Promotional single by Carly Pearce featuring Patty Loveless

from the album 29: Written in Stone
- Released: August 3, 2021
- Genre: Country
- Length: 3:40
- Label: Big Machine
- Songwriters: Brandy Clark; Carly Pearce; Shane McAnally;
- Producers: Shane McAnally; Josh Osborne;

= Dear Miss Loretta =

"Dear Miss Loretta" is a song recorded by American country music artist Carly Pearce and features Patty Loveless. It was released on August 3, 2021, as a promotional single from her third studio album 29: Written in Stone. Pearce co-wrote the song with Brandy Clark and Shane McAnally. The song is a tribute to pioneering country singer-songwriter Loretta Lynn, who died on October 4, 2022.

==Background==
The song was released on August 3, 2021, to coincide with the album announcement. The track is framed as a discussion between Pearce and Loretta Lynn, with Pearce celebrating the honesty in Lynn's songwriting and the parallels between their lives in rural Appalachia. The song' chorus references one of Lynn's signature hits "Coal Miner's Daughter".

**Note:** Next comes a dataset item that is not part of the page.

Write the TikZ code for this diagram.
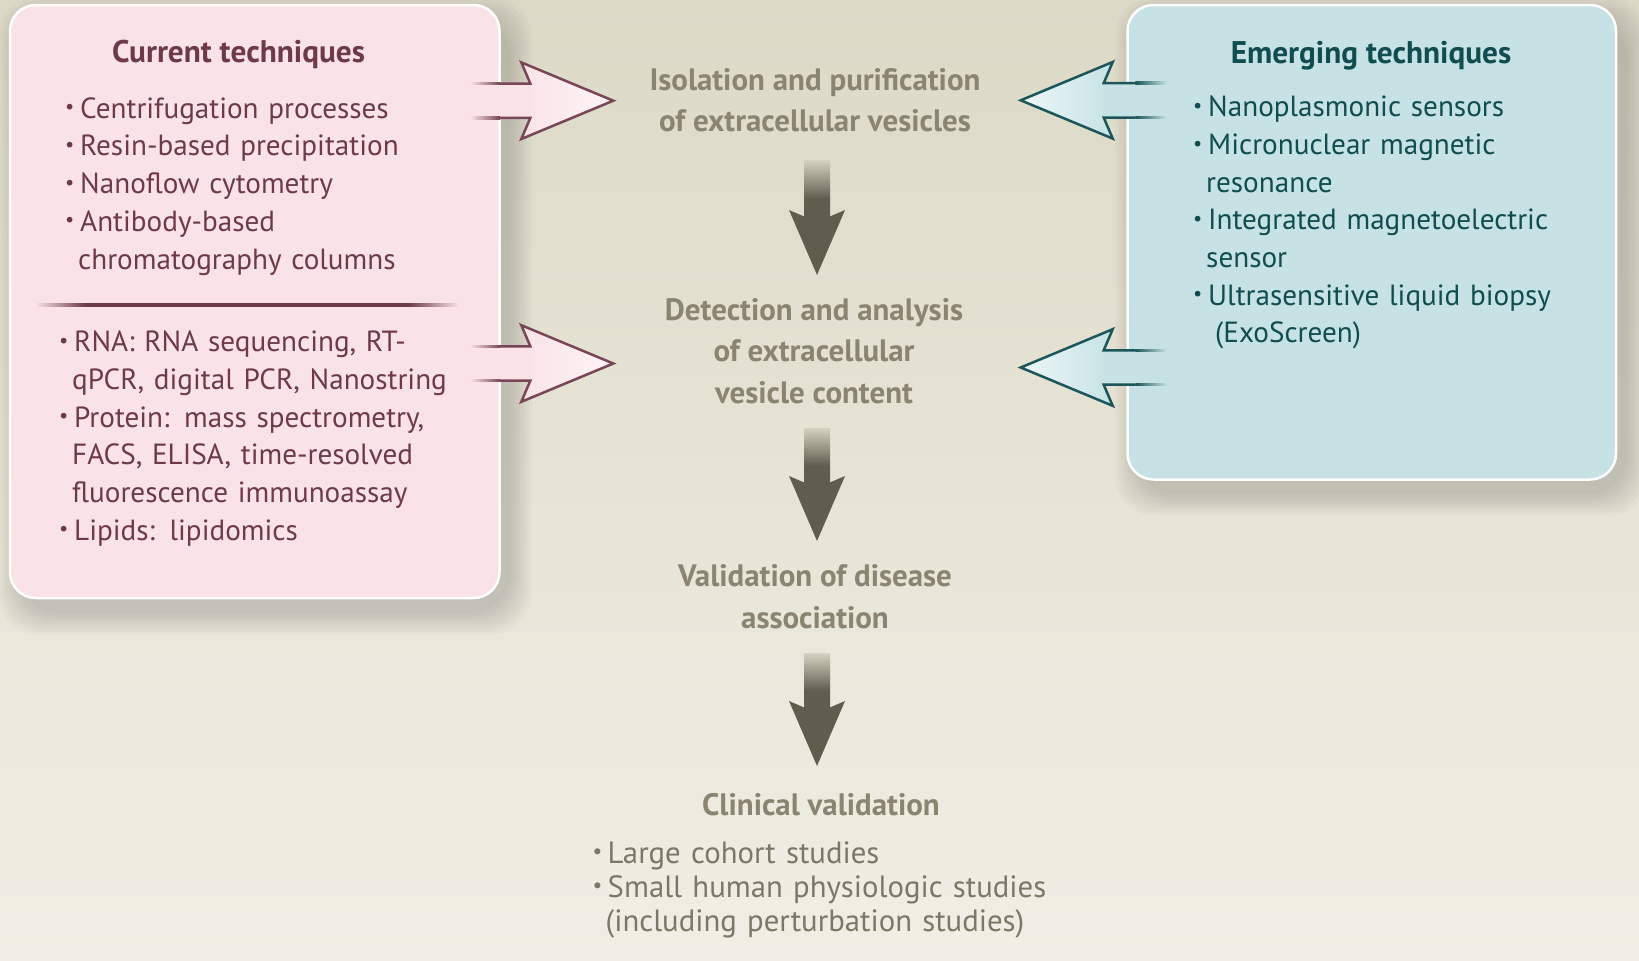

Loveless' inclusion on the track was not originally what Pearce had intended. When she performed the song on the Grand Ole Opry for the first time, Loveless happened to be watching the livestream at home and contacted her to express her appreciation. Pearce then invited her to appear on another track on the album but Loveless declined, stating that the song Pearce had pitched to her didn't feel right. Loveless then suggested "Dear Miss Loretta", as Pearce's performance of the song on the Opry had moved her. Loveless recorded her parts of the song with her husband and producer Emory Gordy Jr. and Pearce was shocked to find that she had contributed an entire verse, stating "she had sung way more than I ever thought in a million years she would and it was the greatest thing I have ever heard in my life."

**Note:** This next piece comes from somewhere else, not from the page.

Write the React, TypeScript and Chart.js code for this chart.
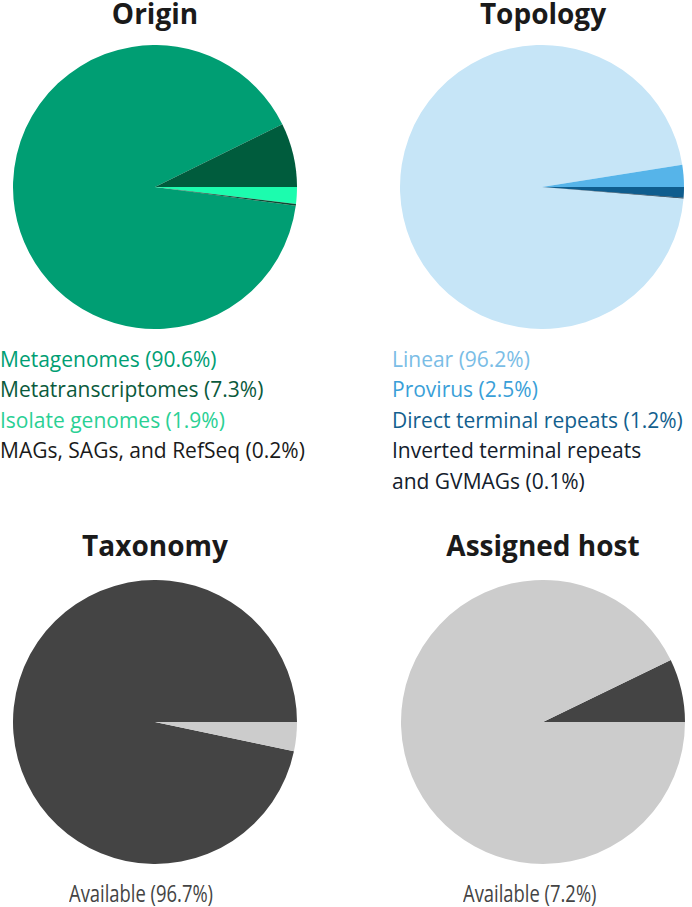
import React, { useEffect, useRef } from 'react';
import { Chart, registerables } from 'chart.js';

Chart.register(...registerables);

// ---- Data ----
const originLabels = ['Metagenomes', 'Metatranscriptomes', 'Isolate genomes', 'MAGs, SAGs, and RefSeq'];
const originValues = [90.6, 7.3, 1.9, 0.2];
const originColors = ['#009E73', '#005C3D', '#1CFCAE', '#0C4A33'];
const originTextColors = ['#009E73', '#0A5A3C', '#2AD094', '#1A1A1A'];

const topologyLabels = ['Linear', 'Provirus', 'Direct terminal repeats', 'Inverted terminal repeats\nand GVMAGs'];
const topologyValues = [96.2, 2.5, 1.2, 0.1];
const topologyColors = ['#C6E5F7', '#56B4E9', '#0F5D8E', '#0B2A40'];
const topologyTextColors = ['#7ABDE6', '#3A9FD8', '#135F8E', '#13202C'];

const taxonomyLabels = ['Available', 'Unavailable'];
const taxonomyValues = [96.7, 3.3];
const taxonomyColors = ['#444444', '#CCCCCC'];

const hostLabels = ['Available', 'Unavailable'];
const hostValues = [7.2, 92.8];
const hostColors = ['#444444', '#CCCCCC'];

const FONT = '"Open Sans", "Noto Sans", sans-serif';
const SIZE = 284;

type PieProps = {
  labels: string[];
  values: number[];
  colors: string[];
  rotation: number;
  left: number;
  top: number;
};

function Pie({ labels, values, colors, rotation, left, top }: PieProps) {
  const ref = useRef<HTMLCanvasElement | null>(null);
  useEffect(() => {
    if (!ref.current) return;
    const chart = new Chart(ref.current, {
      type: 'pie',
      data: {
        labels,
        datasets: [
          {
            data: values,
            backgroundColor: colors,
            borderWidth: 0,
          },
        ],
      },
      options: {
        responsive: false,
        animation: false,
        rotation,
        layout: { padding: 0 },
        plugins: {
          legend: { display: false },
          tooltip: { enabled: false },
          title: { display: false },
        },
      },
    });
    return () => chart.destroy();
  }, []);
  return (
    <canvas
      ref={ref}
      width={SIZE}
      height={SIZE}
      style={{ position: 'absolute', left, top, width: SIZE, height: SIZE }}
    />
  );
}

function Title({ text, cx, top }: { text: string; cx: number; top: number }) {
  return (
    <div
      style={{
        position: 'absolute',
        left: cx - 150,
        top,
        width: 300,
        textAlign: 'center',
        fontFamily: FONT,
        fontWeight: 700,
        fontSize: 28,
        lineHeight: '28px',
        color: '#1a1a1a',
      }}
    >
      {text}
    </div>
  );
}

function Legend({
  labels,
  values,
  colors,
  left,
  top,
}: {
  labels: string[];
  values: number[];
  colors: string[];
  left: number;
  top: number;
}) {
  return (
    <div
      style={{
        position: 'absolute',
        left,
        top,
        fontFamily: FONT,
        fontSize: 21,
        lineHeight: '30.5px',
        whiteSpace: 'pre-line',
      }}
    >
      {labels.map((l, i) => (
        <div key={i} style={{ color: colors[i] }}>
          {`${l} (${values[i]}%)`}
        </div>
      ))}
    </div>
  );
}

function Caption({ text, left, top }: { text: string; left: number; top: number }) {
  return (
    <div
      style={{
        position: 'absolute',
        left,
        top,
        fontFamily: FONT,
        fontSize: 23,
        lineHeight: '23px',
        color: '#444444',
        whiteSpace: 'nowrap',
        transform: 'scaleX(0.8)',
        transformOrigin: 'left top',
      }}
    >
      {text}
    </div>
  );
}

export default function App() {
  return (
    <div
      style={{
        position: 'absolute',
        left: 0,
        top: 0,
        width: 692,
        height: 907,
        background: '#ffffff',
        overflow: 'hidden',
      }}
    >
      <Title text="Origin" cx={155} top={-1.5} />
      <Title text="Topology" cx={543} top={-1.5} />
      <Title text="Taxonomy" cx={155} top={531} />
      <Title text="Assigned host" cx={543} top={531} />

      <Pie labels={originLabels} values={originValues} colors={originColors} rotation={97.56} left={13} top={45} />
      <Pie labels={topologyLabels} values={topologyValues} colors={topologyColors} rotation={94.68} left={400} top={45} />
      <Pie labels={taxonomyLabels} values={taxonomyValues} colors={taxonomyColors} rotation={101.88} left={13} top={580} />
      <Pie labels={hostLabels} values={hostValues} colors={hostColors} rotation={64.08} left={401} top={580} />

      <Legend labels={originLabels} values={originValues} colors={originTextColors} left={0} top={343.5} />
      <Legend labels={topologyLabels} values={topologyValues} colors={topologyTextColors} left={392} top={343.5} />

      <Caption text={`${taxonomyLabels[0]} (${taxonomyValues[0]}%)`} left={69} top={881.5} />
      <Caption text={`${hostLabels[0]} (${hostValues[0]}%)`} left={463} top={881.5} />
    </div>
  );
}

Pearce thought it was fitting to include her "childhood idol" Loveless on the song because both artists come from Kentucky and share a deep affection for Lynn, who also comes from Kentucky. In an interview with Taste Of Country, Pearce expressed her appreciation for Loveless stating "to hear Patty Loveless sing your words, there’s no way to describe that sensation. Her voice is Appalachia, those mountains and hollers are country music. To think, a year ago, I was asking myself, ‘What would Patty Loveless do?’ thinking about all her songs, how smart and sassy she always was... and now she's on one of mine."

Discussing the genesis of the song and her admiration of Lynn, Pearce explained "I’ve always loved her, but it wasn’t until the last year that I really FELT what she’s sang about all these years— and just how much we really do have in common. Thank you Loretta Lynn for making me feel like it’s okay to write my truth and be unashamed just like you." The song references the similarities between Lynn's and Pearce's life, with Pearce comparing her divorce from Michael Ray to Lynn's turbulent relationship with her husband Doo.

==Live performances==
Pearce debuted the song at the Grand Ole Opry on March 20, 2021. The day after Lynn's death on October 4, 2022, Pearce returned to the Opry to perform the song and played a voicemail she had received from Lynn telling her how much she loved it.

On August 25, 2021, Pearce performed the song at the 14th Academy of Country Music Honors to celebrate Lynn, who received the Poet's Award.

As a tribute to Lynn, Pearce performed the song on November 9, 2022, at the 56th Annual Country Music Association Awards with Ricky Skaggs, Sonya Isaacs and Jenee Fleenor.